— BEGIN Source excerpt —

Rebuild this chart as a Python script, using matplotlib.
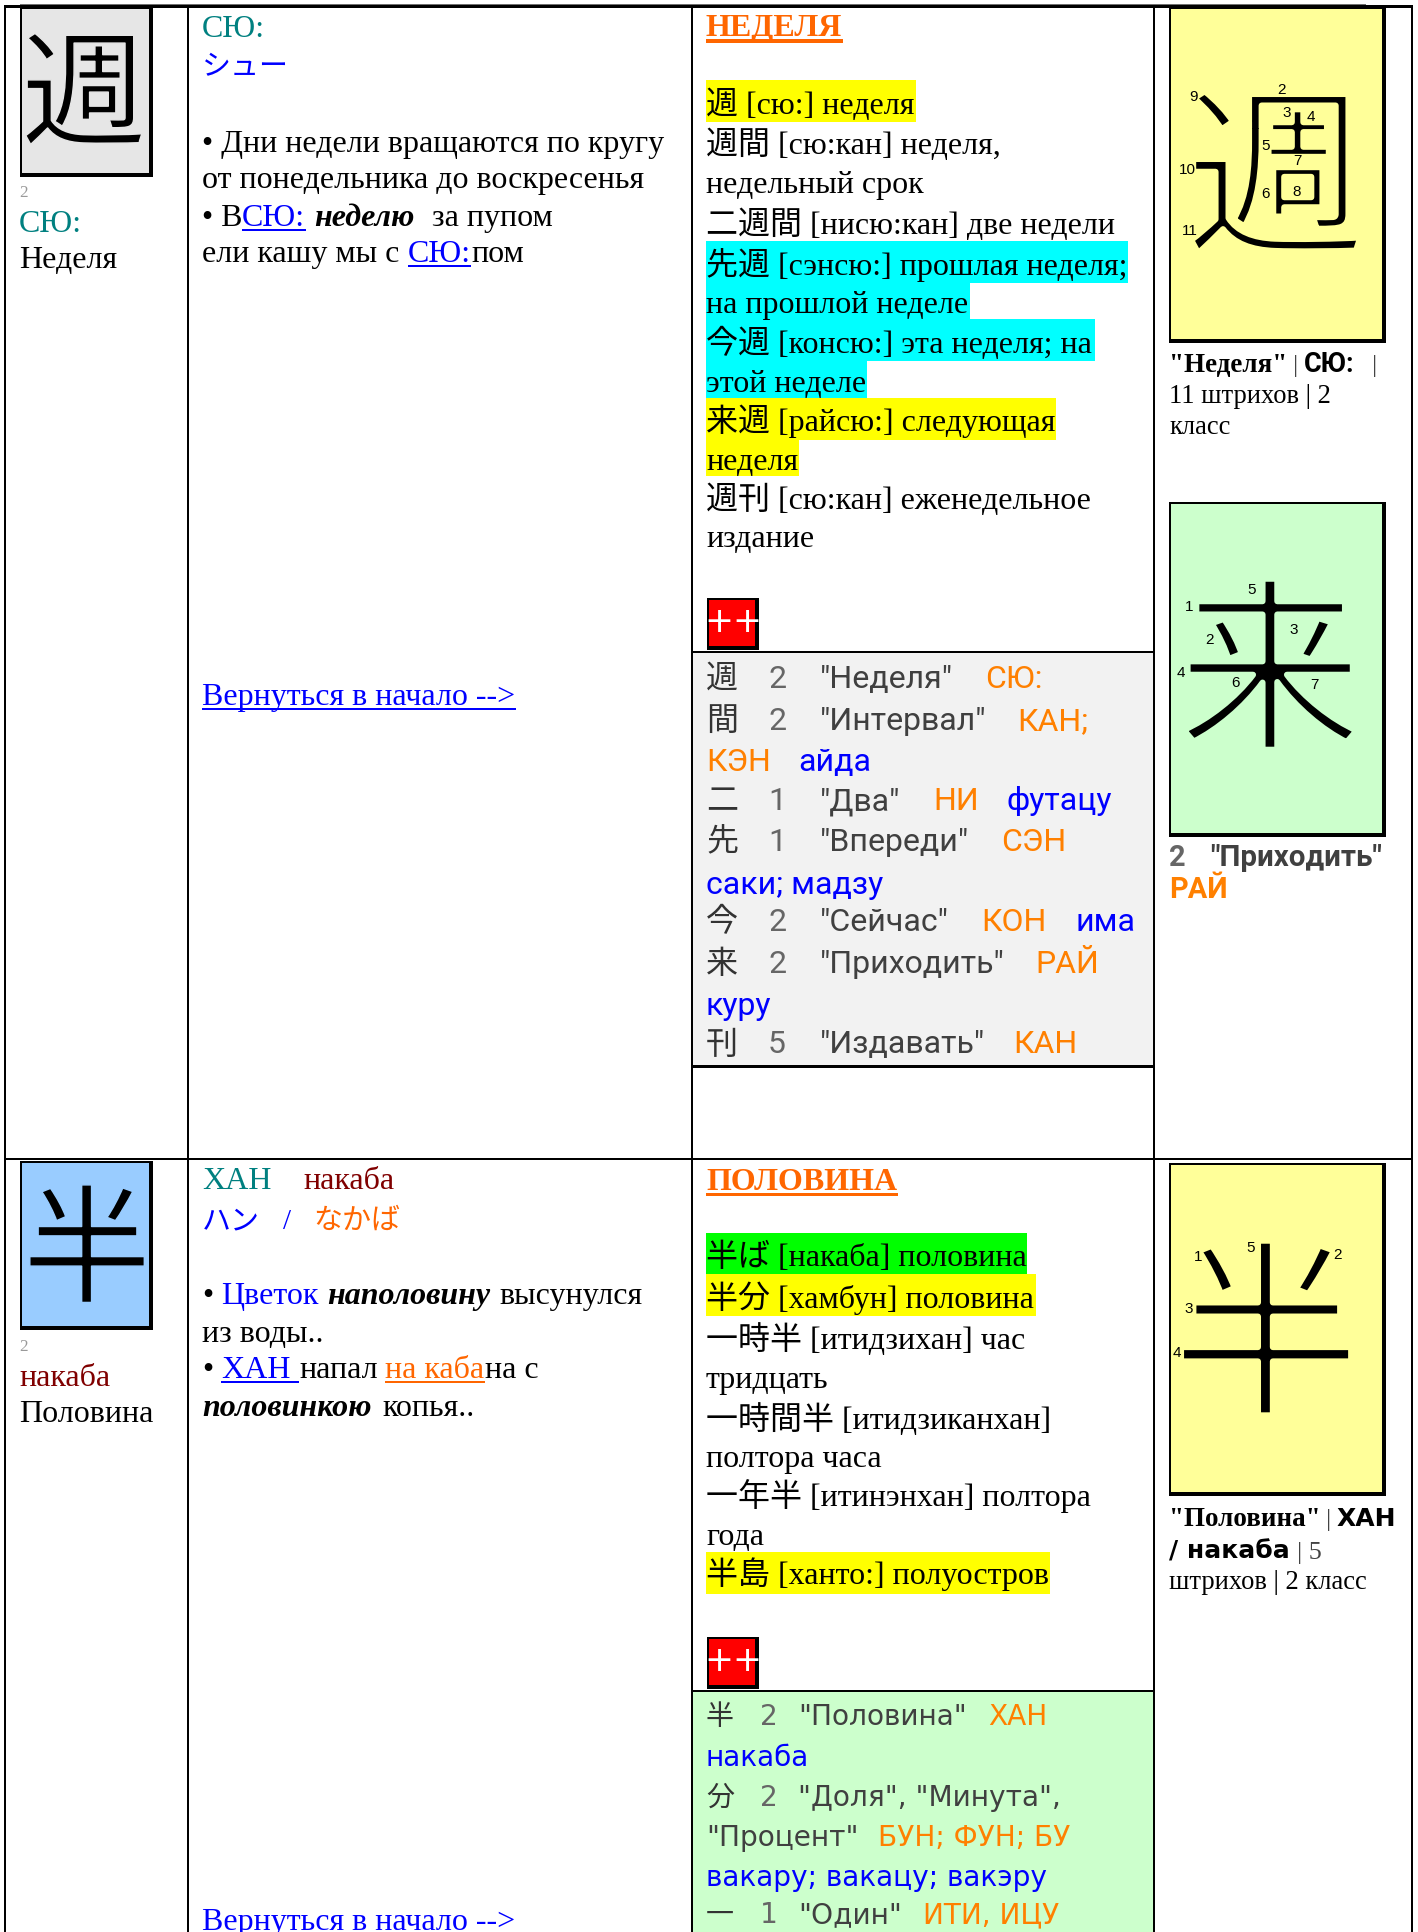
import matplotlib
matplotlib.use("Agg")
import matplotlib.pyplot as plt
import matplotlib.patheffects as pe
from matplotlib.patches import Rectangle

# ------------------------------------------------
# text of the table
# ------------------------------------------------
kanji = ["週", "半"]
big_strokes = ["週", "来", "半"]

stroke_nums_week = ["9", "2", "1", "3", "4", "5", "7", "10", "6", "8", "11"]
stroke_nums_come = ["5", "1", "2", "3", "4", "6", "7"]
stroke_nums_half = ["5", "2", "1", "3", "4"]

vocab_week = [
    "週 [сю:] неделя",
    "週間 [сю:кан] неделя,",
    "недельный срок",
    "二週間 [нисю:кан] две недели",
    "先週 [сэнсю:] прошлая неделя;",
    "на прошлой неделе",
    "今週 [консю:] эта неделя; на",
    "этой неделе",
    "来週 [райсю:] следующая",
    "неделя",
    "週刊 [сю:кан] еженедельное",
    "издание",
]
vocab_half = [
    "半ば [накаба] половина",
    "半分 [хамбун] половина",
    "一時半 [итидзихан] час",
    "тридцать",
    "一時間半 [итидзиканхан]",
    "полтора часа",
    "一年半 [итинэнхан] полтора",
    "года",
    "半島 [ханто:] полуостров",
]

week_chars = ["週", "間", "二", "先", "今", "来", "刊"]
week_grades = ["2", "2", "1", "1", "2", "2", "5"]
week_means = ['"Неделя"', '"Интервал"', '"Два"', '"Впереди"', '"Сейчас"', '"Приходить"', '"Издавать"']
week_on = ["СЮ:", "КАН;", "НИ", "СЭН", "КОН", "РАЙ", "КАН"]

# ------------------------------------------------
# helpers, everything is in reference pixels
# ------------------------------------------------
SERIF = ["Liberation Serif", "Noto Sans CJK JP"]
SANS = ["Roboto", "Noto Sans CJK JP"]
WIDE = ["DejaVu Sans", "Noto Sans CJK JP"]
ORANGE = "#ff6600"
TABLE_ORANGE = "#ff8000"
BLUE = "#0000ff"
TEAL = "#008080"
MAROON = "#800000"

fig = plt.figure(figsize=(14.18, 19.33), dpi=100)
ax = fig.add_axes([0, 0, 1, 1])
ax.set_xlim(0, 1418)
ax.set_ylim(1933, 0)
ax.axis("off")


def fill(x0, y0, x1, y1, color):
    ax.add_patch(Rectangle((x0, y0), x1 - x0, y1 - y0, facecolor=color, edgecolor="none", lw=0))


def put(x, y, s, size=32, family=SERIF, color="black", **kw):
    ax.text(x, y, s, fontsize=size * 0.72, family=family, color=color, va="baseline", ha="left", **kw)


def link(x, y, s, x1, color=BLUE, thick=2, size=32):
    put(x, y, s, size=size, color=color)
    fill(x, y + 4, x1, y + 4 + thick, color)


def panel(x0, y0, x1, y1, color):
    fill(x0, y0, x1, y1, "black")
    fill(x0 + 2, y0 + 2, x1 - 4, y1 - 4, color)


# the CJK fonts are heavy, so the outline is painted in the card colour to thin them
def glyph(cx, cy, s, size, bg, thin):
    ax.text(cx, cy, s, fontsize=size * 0.72, family=WIDE, color="black", ha="center", va="center",
            path_effects=[pe.Stroke(linewidth=thin * 0.72, foreground=bg)])


# ------------------------------------------------
# cell backgrounds
# ------------------------------------------------
fill(692, 653, 1154, 1068, "#f2f2f2")
fill(692, 1692, 1154, 1933, "#ccffcc")

for x0, x1, y0, y1, c in [
    (706, 916, 81, 122.5, "#ffff00"),
    (706, 1128, 242, 284, "#00ffff"),
    (706, 970, 284, 320, "#00ffff"),
    (706, 1095, 320, 362, "#00ffff"),
    (706, 867, 362, 399, "#00ffff"),
    (706, 1056, 399, 441, "#ffff00"),
    (706, 799, 441, 477, "#ffff00"),
    (706, 1027, 1234, 1275, "#00ff00"),
    (706, 1036, 1275, 1316.5, "#ffff00"),
    (706, 1050, 1552.5, 1594.5, "#ffff00"),
]:
    fill(x0, y0, x1, y1, c)

# grid lines
fill(20, 4.5, 1366, 6, "#707070")
fill(4, 6, 1413, 8.5, "black")
fill(4, 1159, 1413, 1161, "black")
for x in [5, 188, 692, 1154, 1412]:
    fill(x - 1, 6, x + 1, 1933, "black")
fill(692, 652, 1154, 654, "black")
fill(692, 1066, 1154, 1069, "black")
fill(692, 1691, 1154, 1693, "black")

# ------------------------------------------------
# first column
# ------------------------------------------------
panel(20, 8, 153, 178, "#e6e6e6")
glyph(84, 102, kanji[0], 125, "#e6e6e6", 1.5)
put(19, 197, "2", size=17, color="#999999")
put(19, 232, "СЮ:", color=TEAL)
put(19, 268, "Неделя")

panel(20, 1162, 153, 1331, "#99ccff")
glyph(87, 1258, kanji[1], 128, "#99ccff", 1.5)
put(19, 1351, "2", size=17, color="#999999")
put(19, 1386, "накаба", color=MAROON)
put(19, 1422, "Половина")

# ------------------------------------------------
# second column
# ------------------------------------------------
put(202, 37, "СЮ:", color=TEAL)
put(202, 75, "シュー", size=29, color=BLUE)
put(202, 152, "• Дни недели вращаются по кругу")
put(202, 188, "от понедельника до воскресенья")
put(202, 226, "• В")
link(242, 226, "СЮ:", 306)
put(314, 226, "неделю", weight="bold", style="italic")
put(432, 226, "за пупом")
put(202, 262, "ели кашу мы с")
link(408, 262, "СЮ:", 471)
put(471, 262, "пом")
link(202, 705, "Вернуться в начало -->", 516)

put(202, 1189, "ХАН", color=TEAL)
put(303, 1189, "накаба", color=MAROON)
put(202, 1229, "ハン", size=29, color=BLUE)
put(283, 1229, "/", size=29, color=BLUE)
put(313, 1229, "なかば", size=29, color=ORANGE)
put(202, 1304, "•")
put(221, 1304, "Цветок", color=BLUE)
put(327, 1304, "наполовину", weight="bold", style="italic")
put(499, 1304, "высунулся")
put(202, 1342, "из воды..")
put(202, 1378, "•")
link(221, 1378, "ХАН", 299)
put(299, 1378, "напал")
link(385, 1378, "на каба", 485, color=ORANGE)
put(485, 1378, "на с")
put(202, 1416, "половинкою", weight="bold", style="italic")
put(382, 1416, "копья..")
link(202, 1930, "Вернуться в начало -->", 516)

# ------------------------------------------------
# third column, vocabulary
# ------------------------------------------------
put(706, 36, "НЕДЕЛЯ", size=32, color=ORANGE, weight="bold")
fill(706, 40, 843, 43.5, ORANGE)
for s, y in zip(vocab_week, [113.5, 154, 193.5, 233.5, 274.5, 313.5, 353, 392.5, 431, 470.5, 509, 547]):
    put(706, y, s)

put(706, 1190, "ПОЛОВИНА", size=32, color=ORANGE, weight="bold")
fill(706, 1194, 898, 1197, ORANGE)
for s, y in zip(vocab_half, [1266.5, 1308, 1349, 1388, 1429, 1467.5, 1506.5, 1545, 1584]):
    put(706, y, s)

for y0 in [598.5, 1637.5]:
    panel(707, y0, 759, y0 + 52, "#ff0000")
    ax.text(733, y0 + 24, "++", fontsize=25, family=WIDE, color="white", ha="center", va="center")

# ------------------------------------------------
# third column, kanji tables
# ------------------------------------------------
GREY = "#404040"
GRADE = "#666666"
week_on_x = [985, 1017, 933, 1001, 981, 1035, 1013]
week_y = [688, 730, 810.5, 851, 931, 973, 1053.5]
for i in range(len(week_chars)):
    y = week_y[i]
    put(706, y, week_chars[i], size=32, family=SANS, color="#333333")
    put(768, y, week_grades[i], size=32, family=SANS, color=GRADE)
    put(820, y, week_means[i], size=32, family=SANS, color=GREY)
    put(week_on_x[i], y, week_on[i], size=32, family=SANS, color=TABLE_ORANGE)
put(706, 771, "КЭН", family=SANS, color=TABLE_ORANGE)
put(798, 771, "айда", family=SANS, color=BLUE)
put(1007, 810.5, "футацу", family=SANS, color=BLUE)
put(706, 894, "саки; мадзу", family=SANS, color=BLUE)
put(1075, 931, "има", family=SANS, color=BLUE)
put(706, 1015, "куру", family=SANS, color=BLUE)

put(706, 1725, "半", size=28, family=WIDE, color="#333333")
put(760, 1725, "2", size=28, family=WIDE, color=GRADE)
put(798, 1725, '"Половина"', size=28, family=WIDE, color=GREY)
put(988, 1725, "ХАН", size=28, family=WIDE, color=TABLE_ORANGE)
put(706, 1766, "накаба", size=28, family=WIDE, color=BLUE)
put(706, 1806, "分", size=28, family=WIDE, color="#333333")
put(760, 1806, "2", size=28, family=WIDE, color=GRADE)
put(798, 1806, '"Доля", "Минута",', size=28, family=WIDE, color=GREY)
put(706, 1846, '"Процент"', size=28, family=WIDE, color=GREY)
put(878, 1846, "БУН; ФУН; БУ", size=28, family=WIDE, color=TABLE_ORANGE)
put(706, 1886, "вакару; вакацу; вакэру", size=28, family=WIDE, color=BLUE)
put(706, 1923, "一", size=28, family=WIDE, color="#333333")
put(760, 1923, "1", size=28, family=WIDE, color=GRADE)
put(798, 1923, '"Один"', size=28, family=WIDE, color=GREY)
put(923, 1923, "ИТИ, ИЦУ", size=28, family=WIDE, color=TABLE_ORANGE)

# ------------------------------------------------
# fourth column, stroke order cards
# ------------------------------------------------
panel(1169, 8, 1386, 344, "#ffff99")
panel(1169, 503, 1386, 838, "#ccffcc")
panel(1169, 1164, 1386, 1497, "#ffff99")
glyph(1276, 191, big_strokes[0], 182, "#ffff99", 6)
glyph(1270, 685, big_strokes[1], 186, "#ccffcc", 6)
glyph(1266, 1349, big_strokes[2], 190, "#ffff99", 6)

# numbers nudged off the strokes, the glyph shapes differ from the hand drawn ones
for s, x, y in zip(stroke_nums_week,
                   [1193, 1281, 1255, 1287, 1311, 1266, 1297, 1187, 1266, 1296.5, 1189.5],
                   [97, 90, 125, 113, 117, 146, 161, 170, 194, 191.5, 231]):
    ax.text(x, y, s, fontsize=11, family="Liberation Sans", ha="center", va="center")
for s, x, y in zip(stroke_nums_come,
                   [1252, 1189, 1209, 1294, 1181, 1236, 1314],
                   [590, 607, 640, 630, 673, 683, 685]):
    ax.text(x, y, s, fontsize=11, family="Liberation Sans", ha="center", va="center")
for s, x, y in zip(stroke_nums_half,
                   [1251, 1337, 1198, 1189, 1177],
                   [1248, 1255, 1257, 1309, 1353]):
    ax.text(x, y, s, fontsize=11, family="Liberation Sans", ha="center", va="center")

put(1169, 372, '"Неделя"', size=27, weight="bold")
put(1293, 372, "|", size=26, color="#444444")
put(1304, 372, "СЮ:", size=27, family=SANS, weight="bold")
put(1372, 372, "|", size=26, color="#444444")
put(1169, 403, "11 штрихов | 2", size=26.5)
put(1169, 434, "класс", size=26.5)

put(1169, 866, "2", size=29, family=SANS, weight="bold", color=GRADE)
put(1210, 866, '"Приходить"', size=29.5, family=SANS, weight="bold", color=GREY)
put(1169, 898, "РАЙ", size=29, family=SANS, weight="bold", color=TABLE_ORANGE)

put(1169, 1526, '"Половина"', size=27, weight="bold")
put(1326, 1526, "|", size=26, color="#444444")
put(1337, 1526, "ХАН", size=25, family=WIDE, weight="bold")
put(1169, 1559, "/ накаба", size=25, family=WIDE, weight="bold")
put(1297, 1559, "| 5", size=26, color="#444444")
put(1169, 1589, "штрихов | 2 класс", size=26.5)

fig.savefig("out.png", dpi=100)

— END Source excerpt —

Return the material line for line, from its beginning to the line that contains "from matplotlib.patches import Rectangle", with the pictures left out.

Rebuild this chart as a Python script, using matplotlib.
import matplotlib
matplotlib.use("Agg")
import matplotlib.pyplot as plt
import matplotlib.patheffects as pe
from matplotlib.patches import Rectangle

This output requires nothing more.